Seeyousound 2018: Song of Granite, tra folklore irlandese e tradizione orale
January 28, 2018Quarta edizione del Seeyousound – International Music Film Festival apertasi gloriosamente con la proiezione di Song of Granite, candidato irlandese come Miglior Film Straniero agli Oscar senza però essere riuscito a entrare nella cinquina dei film che saranno in competizione per aggiudicarsi l’ambita statuetta: The Square, Corpo e Anima, Loveless, The Insult, Una donna fantastica.
Del cantante Joe Heaney vengono mostrati gli anni dell’adolescenza tra lezioni di religione, canti popolari, minatori, miti e leggende locali, maglioni sgualciti, povertà, pescatori notturni, pervinche e aragoste, balli, fonografi ed etnomusicologi, uova nei nidi, copie del Glasgow Herald. Un’Irlanda dall’ambientazione rurale, quasi alla John Ford di Un uomo tranquillo (1952), dove la vita è qualcosa di semplice, alternata dalla luce e dal buio, dai ritmi lavorativi, e dove l’attaccamento alla terra è ancora forte, quasi primigenio.
Nel corso di Song of Granite, dopo questo lungo incipit, il regista Pat Collins comincia a voler far perdere le tracce di quello che è sembrato fino a quel momento essere un biopic standard (il trittico della formazione, ascesa e caduta dell’artista tormentato) e inserisce nella sua narrazione filmati d’epoca con lo scopo di mostrare, quasi con un intento documentaristico, la realtà sociale dei lavoratori irlandesi. La questione però non si esaurisce qui perché ad essi vengono alternati episodi ricreati appositamente (il ritorno della narrazione biografica) con un Joe ormai adulto, girovago da un continente all’altro, intento a intrattenere un pubblico sempre nuovo con le sue canzoni anche nei più caotici ed infelici Stati Uniti.
Inquieto, distante e alla ricerca di se stesso, il protagonista di Song of Granite è lo specchio su cui si riflette la stessa natura del film: fuggire dall’idea di volerlo celebrare attraverso un biopic, mostrando la sua vera natura di quasi-documentario e rinunciando a mettere insieme un’opera omogenea dal punto di vista cinematografico.
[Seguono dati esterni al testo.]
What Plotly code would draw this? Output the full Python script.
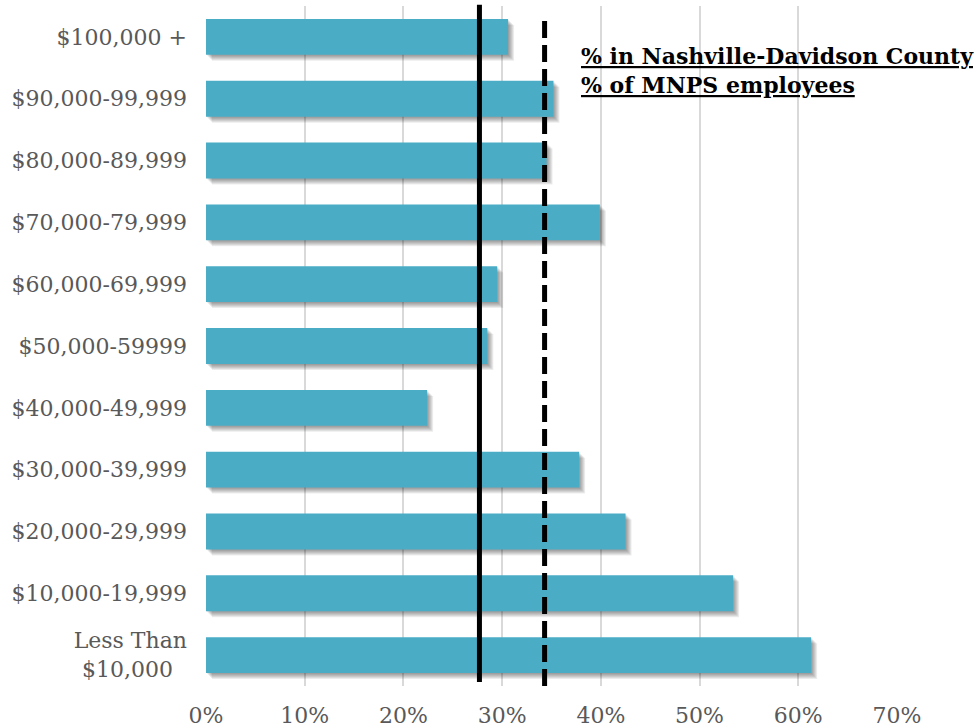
import plotly.graph_objects as go

# Household income bands, bottom to top
income_bands = [
    "Less Than<br>$10,000\u00a0\u00a0",
    "$10,000-19,999",
    "$20,000-29,999",
    "$30,000-39,999",
    "$40,000-49,999",
    "$50,000-59999",
    "$60,000-69,999",
    "$70,000-79,999",
    "$80,000-89,999",
    "$90,000-99,999",
    "$100,000 +",
]
band_share = [0.613, 0.534, 0.425, 0.378, 0.224, 0.285, 0.295, 0.399, 0.345, 0.352, 0.306]

county_pct = 0.277   # % in Nashville-Davidson County
mnps_pct = 0.343     # % of MNPS employees

x_ticks = [0, 0.1, 0.2, 0.3, 0.4, 0.5, 0.6, 0.7]
x_ticklabels = ["0%", "10%", "20%", "30%", "40%", "50%", "60%", "70%"]

W, H = 978, 727
M_L, M_R, M_T, M_B = 206, 81, 6, 41
plot_w = W - M_L - M_R
plot_h = H - M_T - M_B
x_max = 0.7
px_per_x = plot_w / x_max
px_per_cat = plot_h / len(income_bands)

BAR_W = 0.58
BAR_COLOR = "#4BACC6"
serif = "DejaVu Serif"
FS = 22

fig = go.Figure()
ypos = list(range(len(income_bands)))

# soft drop shadow: stacked translucent copies offset down and right
for k in range(1, 7):
    fig.add_trace(go.Bar(
        y=ypos, x=band_share, orientation="h",
        base=[k / px_per_x] * len(band_share),
        width=BAR_W, offset=-BAR_W / 2 - k / px_per_cat,
        marker=dict(color="rgba(0,0,0,0.075)", line=dict(width=0)),
        hoverinfo="skip", showlegend=False,
    ))

fig.add_trace(go.Bar(
    y=ypos, x=band_share, orientation="h",
    width=BAR_W, offset=-BAR_W / 2,
    marker=dict(color=BAR_COLOR, line=dict(width=0)),
    showlegend=False,
))

fig.add_shape(type="line", xref="x", yref="paper", x0=county_pct, x1=county_pct,
              y0=0.006, y1=1.002, line=dict(color="black", width=5), layer="above")
fig.add_shape(type="line", xref="x", yref="paper", x0=mnps_pct, x1=mnps_pct,
              y0=0.0, y1=0.988, line=dict(color="black", width=5, dash="17px,7px"),
              layer="above")

legend_x = (579 - M_L) / plot_w
fig.add_annotation(xref="paper", yref="paper", x=legend_x, y=(M_T + plot_h - 56) / plot_h,
                   xanchor="left", yanchor="middle", showarrow=False,
                   text="<b><u>% in Nashville-Davidson County</u></b>",
                   font=dict(family=serif, size=FS, color="black"))
fig.add_annotation(xref="paper", yref="paper", x=legend_x, y=(M_T + plot_h - 85) / plot_h,
                   xanchor="left", yanchor="middle", showarrow=False,
                   text="<b><u>% of MNPS employees</u></b>",
                   font=dict(family=serif, size=FS, color="black"))

fig.update_layout(
    width=W, height=H,
    margin=dict(l=M_L, r=M_R, t=M_T, b=M_B, autoexpand=False),
    paper_bgcolor="white", plot_bgcolor="white",
    barmode="overlay",
    font=dict(family=serif, size=FS, color="#595959"),
    xaxis=dict(range=[0, x_max], tickvals=x_ticks, ticktext=x_ticklabels,
               showgrid=True, gridcolor="#d9d9d9", gridwidth=2, zeroline=False,
               showline=False, ticks="", ticklabelstandoff=14, automargin=False,
               tickfont=dict(family=serif, size=FS, color="#595959")),
    yaxis=dict(range=[-0.5, len(income_bands) - 0.5], tickvals=ypos, ticktext=income_bands,
               showgrid=False, zeroline=False, showline=False, ticks="",
               ticklabelstandoff=18, automargin=False,
               tickfont=dict(family=serif, size=FS, color="#595959")),
)

fig.write_html("out.html")
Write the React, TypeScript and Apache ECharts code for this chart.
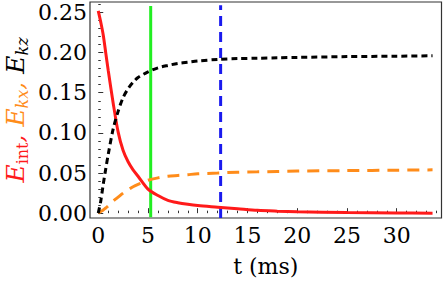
import React, { useEffect, useRef } from "react";
import * as echarts from "echarts";

const tValues = [0, 0.25, 0.5, 0.75, 1, 1.5, 2, 2.5, 3, 3.5, 4, 5, 6, 7, 8, 9, 10, 12, 14, 16, 18, 20, 25, 30, 33.6];
const eInt = [0.252, 0.238, 0.222, 0.2, 0.178, 0.137, 0.101, 0.078, 0.064, 0.054, 0.046, 0.03, 0.022, 0.016, 0.013, 0.011, 0.0095, 0.0075, 0.0055, 0.0035, 0.0025, 0.0018, 0.0008, 0.0003, 0.0];
const eKx = [0, 0.002, 0.004, 0.0065, 0.009, 0.015, 0.02, 0.025, 0.029, 0.033, 0.036, 0.041, 0.044, 0.046, 0.047, 0.048, 0.049, 0.05, 0.051, 0.0515, 0.052, 0.0525, 0.053, 0.0535, 0.054];
const eKz = [0, 0.015, 0.036, 0.055, 0.073, 0.105, 0.127, 0.144, 0.155, 0.163, 0.169, 0.176, 0.181, 0.184, 0.1865, 0.188, 0.1895, 0.1915, 0.1925, 0.193, 0.1935, 0.194, 0.195, 0.1955, 0.196];
const greenT = 5.27;
const blueT = 12.3;
const xMajor = [0, 5, 10, 15, 20, 25, 30];
const xMinor = Array.from({ length: 35 }, (_, i) => i).filter((v) => v % 5 !== 0);
const yMajor = [0, 0.05, 0.1, 0.15, 0.2, 0.25];
const yMinor = Array.from({ length: 27 }, (_, i) => i / 100).filter((_, i) => i % 5 !== 0);

const X_MIN = -0.83;
const X_MAX = 34.5;
const Y_MIN = -0.006;
const Y_MAX = 0.263;

const FONT = "DejaVu Serif";

export default function App() {
  const ref = useRef<HTMLDivElement>(null);
  useEffect(() => {
    if (!ref.current) return;
    const chart = echarts.init(ref.current, null, { renderer: "svg" });
    const pair = (ys: number[]) => tValues.map((t, i) => [t, ys[i]]);
    const xBase = { type: "value", min: X_MIN, max: X_MAX, splitLine: { show: false }, axisLine: { show: false } };
    const yBase = { type: "value", min: Y_MIN, max: Y_MAX, splitLine: { show: false }, axisLine: { show: false } };
    chart.setOption({
      animation: false,
      backgroundColor: "#ffffff",
      textStyle: { fontFamily: FONT },
      grid: { left: 90, right: 1.5, top: 2, bottom: 67, show: true, borderColor: "#333", borderWidth: 1.2, backgroundColor: "transparent" },
      xAxis: [
        {
          ...xBase,
          position: "bottom",
          name: "t (ms)",
          nameLocation: "middle",
          nameGap: 37,
          nameTextStyle: { fontFamily: FONT, fontSize: 22, color: "#000" },
          axisTick: { show: true, inside: true, length: 5, customValues: xMajor, lineStyle: { color: "#333" } },
          axisLabel: { show: true, customValues: xMajor, fontFamily: FONT, fontSize: 22, color: "#000", margin: 6 },
        },
        {
          ...xBase,
          position: "bottom",
          axisTick: { show: true, inside: true, length: 2.5, customValues: xMinor, lineStyle: { color: "#333" } },
          axisLabel: { show: false },
        },
      ],
      yAxis: [
        {
          ...yBase,
          position: "left",
          axisTick: { show: true, inside: true, length: 5, customValues: yMajor, lineStyle: { color: "#333" } },
          axisLabel: { show: true, customValues: yMajor, fontFamily: FONT, fontSize: 22, color: "#000", margin: 3, formatter: (v: number) => v.toFixed(2) },
        },
        {
          ...yBase,
          position: "left",
          axisTick: { show: true, inside: true, length: 2.5, customValues: yMinor, lineStyle: { color: "#333" } },
          axisLabel: { show: false },
        },
      ],
      graphic: [
        {
          type: "text",
          x: 15,
          y: 110,
          rotation: Math.PI / 2,
          style: {
            text: "{r|E}{rs|int}{r|, }{o|E}{os|kx}{o|, }{k|E}{ks|kz}",
            align: "center",
            verticalAlign: "middle",
            fontFamily: FONT,
            rich: {
              r: { fill: "#ff1a1a", fontFamily: FONT, fontStyle: "italic", fontSize: 25, lineHeight: 30 },
              rs: { fill: "#ff1a1a", fontFamily: FONT, fontSize: 16, lineHeight: 14, padding: [10, 0, 0, 0], verticalAlign: "bottom" },
              o: { fill: "#ff8c1a", fontFamily: FONT, fontStyle: "italic", fontSize: 25, lineHeight: 30 },
              os: { fill: "#ff8c1a", fontFamily: FONT, fontStyle: "italic", fontSize: 16, lineHeight: 14, padding: [10, 0, 0, 0], verticalAlign: "bottom" },
              k: { fill: "#000", fontFamily: FONT, fontStyle: "italic", fontSize: 25, lineHeight: 30 },
              ks: { fill: "#000", fontFamily: FONT, fontStyle: "italic", fontSize: 16, lineHeight: 14, padding: [10, 0, 0, 0], verticalAlign: "bottom" },
            },
          },
        },
      ],
      series: [
        {
          type: "line",
          data: [[greenT, -0.005], [greenT, 0.258]],
          symbol: "none",
          lineStyle: { color: "#22ee22", width: 3 },
          z: 1,
        },
        {
          type: "line",
          data: [[blueT, -0.006], [blueT, 0.259]],
          symbol: "none",
          lineStyle: { color: "#1a1aee", width: 3, type: [10, 6] },
          z: 1,
        },
        {
          type: "line",
          data: pair(eInt),
          symbol: "none",
          smooth: 0.3,
          lineStyle: { color: "#ff1a1a", width: 3 },
          z: 3,
        },
        {
          type: "line",
          data: pair(eKx),
          symbol: "none",
          smooth: 0.3,
          lineStyle: { color: "#ff8c1a", width: 3, type: [12, 8] },
          z: 3,
        },
        {
          type: "line",
          data: pair(eKz),
          symbol: "none",
          smooth: 0.3,
          lineStyle: { color: "#000", width: 3, type: [6, 4] },
          z: 3,
        },
      ],
    });
    return () => chart.dispose();
  }, []);
  return <div ref={ref} style={{ position: "fixed", left: 0, top: 0, width: 443, height: 285 }} />;
}
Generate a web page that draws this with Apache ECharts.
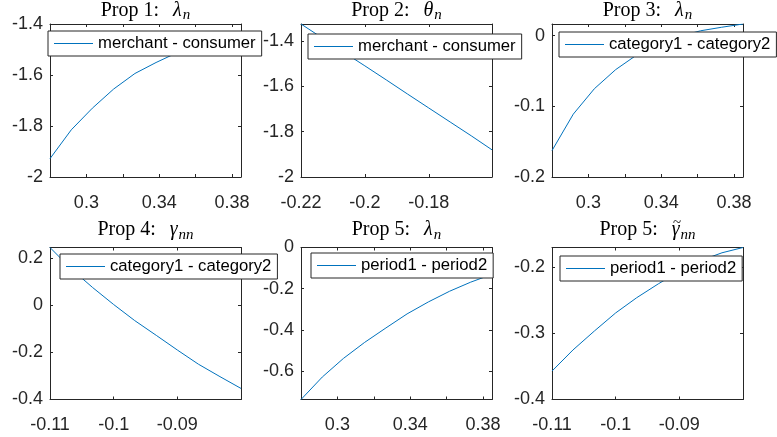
<!DOCTYPE html>
<html>
<head>
<meta charset="utf-8">
<script src="https://cdn.jsdelivr.net/npm/echarts@6/dist/echarts.min.js"></script>
<style>
  html, body { margin: 0; padding: 0; background: #fff; }
  #main { width: 777px; height: 437px; }
</style>
</head>
<body>
<div id="main"></div>
<script>
// x values of the three kinds of panels
var lambdaX = [0.28, 0.2917, 0.3033, 0.315, 0.3267, 0.3383, 0.35, 0.3617, 0.3733, 0.385];
var thetaX = [-0.22, -0.2133, -0.2067, -0.2, -0.1933, -0.1867, -0.18, -0.1733, -0.1667, -0.1602];
var gammaX = [-0.11, -0.1067, -0.1033, -0.1, -0.0967, -0.0933, -0.09, -0.0867, -0.0833, -0.08];

// y values, one array per panel
var prop1Lambda = [-1.928, -1.815, -1.73, -1.655, -1.594, -1.551, -1.512, -1.48, -1.452, -1.43];
var prop2Theta = [-1.324, -1.386, -1.448, -1.509, -1.571, -1.633, -1.695, -1.757, -1.818, -1.88];
var prop3Lambda = [-0.1626, -0.111, -0.075, -0.048, -0.027, -0.012, -0.001, 0.007, 0.012, 0.0166];
var prop4Gamma = [0.245, 0.155, 0.075, 0.003, -0.065, -0.128, -0.19, -0.25, -0.303, -0.353];
var prop5Lambda = [-0.737, -0.628, -0.538, -0.46, -0.39, -0.322, -0.264, -0.212, -0.168, -0.13];
var prop5Gamma = [-0.357, -0.325, -0.296, -0.269, -0.246, -0.225, -0.206, -0.19, -0.178, -0.17];

// ticks and tick labels
var lambdaTicks = [0.3, 0.32, 0.34, 0.36, 0.38];
var lambdaLabels = [0.3, 0.34, 0.38];
var thetaTicks = [-0.22, -0.2, -0.18];
var gammaTicks = [-0.11, -0.1, -0.09];
var yTicks1 = [-2, -1.8, -1.6, -1.4];
var yTicks2 = [-2, -1.8, -1.6, -1.4];
var yTicks3 = [-0.2, -0.1, 0];
var yTicks4 = [-0.4, -0.2, 0, 0.2];
var yTicks5 = [-0.6, -0.4, -0.2, 0];
var yTicks6 = [-0.4, -0.3, -0.2];

var seriesNames = ['merchant - consumer', 'merchant - consumer', 'category1 - category2',
                   'category1 - category2', 'period1 - period2', 'period1 - period2'];

var axisColor = '#262626';
var lineColor = '#0072BD';
var sans = 'Liberation Sans, Arial, sans-serif';
var serif = '"Liberation Serif", "Times New Roman", serif';

var panels = [
  { title: 'Prop 1:', sym: 'λ', sub: 'n', x: lambdaX, y: prop1Lambda, xMin: 0.28, xMax: 0.385,
    xTicks: lambdaTicks, xLabels: lambdaLabels, yMin: -2, yMax: -1.4, yTicks: yTicks1, legend: [48, 31] },
  { title: 'Prop 2:', sym: 'θ', sub: 'n', x: thetaX, y: prop2Theta, xMin: -0.22, xMax: -0.1602,
    xTicks: thetaTicks, xLabels: thetaTicks, yMin: -2, yMax: -1.324, yTicks: yTicks2, legend: [308, 34] },
  { title: 'Prop 3:', sym: 'λ', sub: 'n', x: lambdaX, y: prop3Lambda, xMin: 0.28, xMax: 0.385,
    xTicks: lambdaTicks, xLabels: lambdaLabels, yMin: -0.2, yMax: 0.0166, yTicks: yTicks3, legend: [559, 32] },
  { title: 'Prop 4:', sym: 'γ', sub: 'nn', x: gammaX, y: prop4Gamma, xMin: -0.11, xMax: -0.08,
    xTicks: gammaTicks, xLabels: gammaTicks, yMin: -0.4, yMax: 0.245, yTicks: yTicks4, legend: [60, 254] },
  { title: 'Prop 5:', sym: 'λ', sub: 'n', x: lambdaX, y: prop5Lambda, xMin: 0.28, xMax: 0.385,
    xTicks: lambdaTicks, xLabels: lambdaLabels, yMin: -0.737, yMax: 0, yTicks: yTicks5, legend: [311, 253] },
  { title: 'Prop 5:', sym: 'γ', sub: 'nn', tilde: true, x: gammaX, y: prop5Gamma, xMin: -0.11, xMax: -0.08,
    xTicks: gammaTicks, xLabels: gammaTicks, yMin: -0.4, yMax: -0.17, yTicks: yTicks6, legend: [560, 256] }
];

var lefts = [50, 301, 552];
var tops = [24, 247.5];
var boxW = 191, boxH = [153, 152];
var titleMid = [10.5, 230];

var fMain = '20px ' + serif;
var fSym = 'italic 20px ' + serif;
var fSub = 'italic 15px ' + serif;

// measure title pieces so the whole title can be centred
var ctx = document.createElement('canvas').getContext('2d');
function textW(s, font) { ctx.font = font; return ctx.measureText(s).width; }

var option = { animation: false, grid: [], xAxis: [], yAxis: [], series: [], legend: [], graphic: [] };

function axisBase(i, pos, min, max, ticks, labels) {
  return {
    type: 'value', gridIndex: i, position: pos, min: min, max: max,
    axisLine: { show: true, onZero: false, lineStyle: { color: axisColor, width: 1 } },
    axisTick: { show: true, inside: true, length: 3, customValues: ticks, lineStyle: { color: axisColor } },
    axisLabel: labels ? {
      show: true, customValues: labels, fontSize: 18, color: axisColor, fontFamily: sans,
      margin: (pos === 'bottom' ? 17 : 7)
    } : { show: false },
    splitLine: { show: false }
  };
}

function txt(x, y, s, font, align) {
  return { type: 'text', x: x, y: y, z: 20,
    style: { text: s, font: font, fill: '#000', align: align || 'left', verticalAlign: 'middle' } };
}

panels.forEach(function (p, i) {
  var row = Math.floor(i / 3), col = i % 3;
  option.grid.push({ left: lefts[col], top: tops[row], width: boxW, height: boxH[row] });

  option.xAxis.push(axisBase(i, 'bottom', p.xMin, p.xMax, p.xTicks, p.xLabels));
  option.xAxis.push(axisBase(i, 'top', p.xMin, p.xMax, p.xTicks, null));
  option.yAxis.push(axisBase(i, 'left', p.yMin, p.yMax, p.yTicks, p.yTicks));
  option.yAxis.push(axisBase(i, 'right', p.yMin, p.yMax, p.yTicks, null));

  option.series.push({
    name: seriesNames[i], type: 'line', xAxisIndex: 2 * i, yAxisIndex: 2 * i,
    data: p.x.map(function (v, k) { return [v, p.y[k]]; }),
    symbol: 'none', lineStyle: { color: lineColor, width: 1 }, itemStyle: { color: lineColor }
  });

  // legend: thin line sample, white box with dark border
  option.legend.push({
    data: [seriesNames[i]], left: p.legend[0], top: p.legend[1], selectedMode: false,
    backgroundColor: '#fff', borderColor: axisColor, borderWidth: 1, borderRadius: 0,
    padding: [4, 6, 4, 6], icon: 'rect', itemWidth: 39, itemHeight: 1, z: 10,
    textStyle: { fontSize: 16.7, color: '#000', fontFamily: sans }
  });

  // title "Prop k:  sym_sub"
  var gap = 14;
  var wMain = textW(p.title, fMain), wSym = textW(p.sym, fSym), wSub = textW(p.sub, fSub);
  var total = wMain + gap + wSym + 1 + wSub;
  var cx = lefts[col] + boxW / 2, x0 = cx - total / 2, ym = titleMid[row];
  var xSym = x0 + wMain + gap;
  option.graphic.push(txt(x0, ym, p.title, fMain));
  option.graphic.push(txt(xSym, ym, p.sym, fSym));
  option.graphic.push(txt(xSym + wSym + 1, ym + 5, p.sub, fSub));
  if (p.tilde) {
    option.graphic.push(txt(xSym + wSym / 2 + 1.5, ym - 7, '~', '15px ' + serif, 'center'));
  }
});

var myChart = echarts.init(document.getElementById('main'));
myChart.setOption(option);
</script>
</body>
</html>
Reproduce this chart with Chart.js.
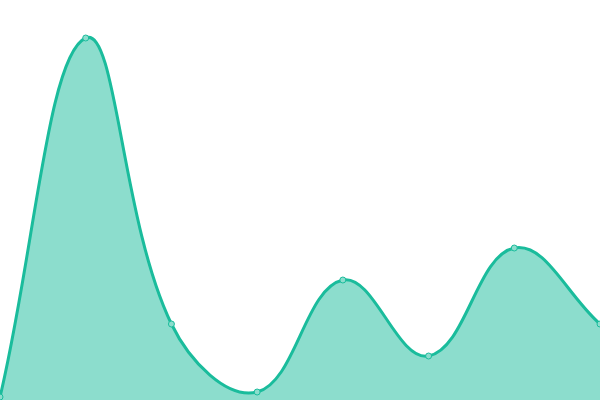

Tutto ciò non costituisce un difetto, anzi. L’approccio del regista sembra più quello di uno studioso del folklore che di un filmmaker in senso stretto. È un bene perché lo spettatore finisce con l’essere stimolato su più livelli e a riflettere sui modi di trasmissione della memoria che, fuori dalle accademie e dai luoghi di studio, è ciò in cui gli esseri umani sono costantemente immersi: la vita di tutti i giorni, le persone di cui ci si circonda, i riti, le formule lessicali ripetute.
Un film sulla musica intesa come linguaggio, strumento comunicativo, non una semplice forma di svago. L’attenzione dei realizzatori del film è però rivolta anche a tutto ciò che concerne l’aspetto visivo e non solo sonoro. Quella di Song of Granite è una fotografia in bianco e nero assolutamente da piangere diamanti, con un così magistrale uso delle lenti da ricordare le fotografie di Sebastião Salgado e certe pellicole del muto (nota a margine, la pre-apertura del Seeyousound ha visto una sonorizzazione dal vivo dell’Ingeborg Holm di Victor Sjöström).